I'd always planned on getting my MBA at some point in my career, but I kept putting it off because I was a part of a small company called Google that had begun to grow, exponentially, over the course of 10 years. So by the time I was in a place to go back and get my MBA, an executive program seemed like a better fit with my age and experience.
For me, Chicago Booth was definitely worth the investment. As soon as people hear that you studied and earned your MBA from one of the top schools in the world, they immediately hold you in a higher regard. The Booth brand is extremely strong, and the school's data-driven approach was very important for me. Having come from an organization like Google, where everything - all decision making - is driven by data, I found it helpful to be in that kind of environment when I came to Booth.
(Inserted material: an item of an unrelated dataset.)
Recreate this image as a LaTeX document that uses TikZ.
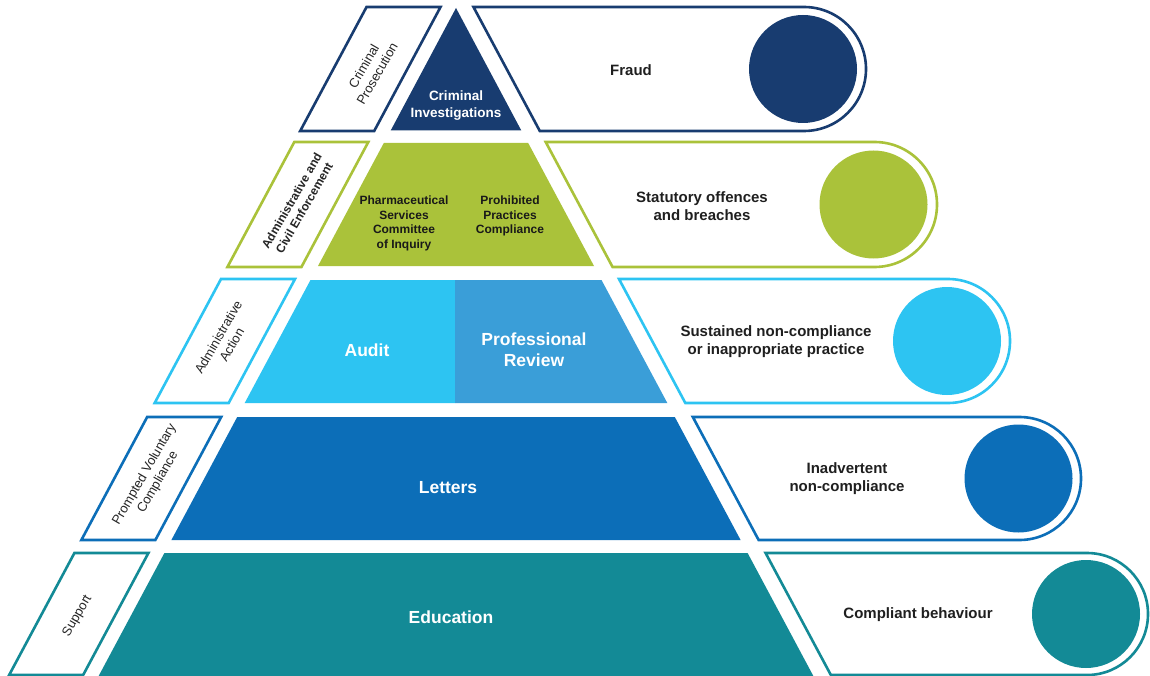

But with that said, I think Booth doesn't get enough credit for its nonquantitative value. It has this reputation as being a quant-jock school that's all about finance. And, yes it's strong in those areas, but I'm definitely here to say that Booth is really becoming the place for entrepreneurship, too. They're supporting the next generation of start-ups, and I hope that they're finally starting to get the recognition that they deserve in other areas of business as well.
The faculty was definitely one of the main reasons I wanted to come to Chicago. I knew that I would learn a great deal from the world-renowned professors and researchers that they have here, but it was a little intimidating for me, too. Once I got here, though, I realized that they're very approachable and wonderful to be around. They emphasize that they have something to learn from you, too, which is a really refreshing perspective.
And they're committed to making their theories practical and applicable. I remember in his macroeconomics class, during my first year, David Altig really drove that home. This was 2008, and David was second-in-command at the Atlanta Fed. With everything happening that fall, he would literally come into class and just say, "OK, we're not going to teach anything right now, just ask me any questions you have because the world is changing very dramatically right now, and I may have a good perspective for you and you may have a lot of questions." And the resulting discussions and debate that we had as a class, about what was going on with Lehman Brothers and the other banks, was just the most powerful experience I've ever had in a classroom. And it's only possible at a place like Chicago Booth.
It's been exciting to see our community continue to connect even after graduation. There are so many ways in which Booth alumni continue to come together and help one another start new initiatives. Programs like the New Venture Challenge that Booth puts on every year always bring together the alumni community to offer their advice and to mentor and provide feedback on new companies and ideas that are coming out of Chicago. I'm also a part of the Hyde Park Angels, which is a group of 100 or so of us who make investments in early-stage companies in the Chicago area. I keep coming back to the school because it's such a great community to plug into. There are so many entrepreneurial companies like GrubHub, Braintree, and ProOnGo that have all come out of Chicago Booth. The school creates great thinkers and business leaders who are creating the next generation of companies.
Chicago Booth changed my life because it set me on a new path. It planted the seed in me to look for different opportunities, which led me to running an entrepreneurial nonprofit. It opened me up to so many new opportunities and gave me the tools that I needed to embark on a new direction in my career. And it's been the best experience of my life.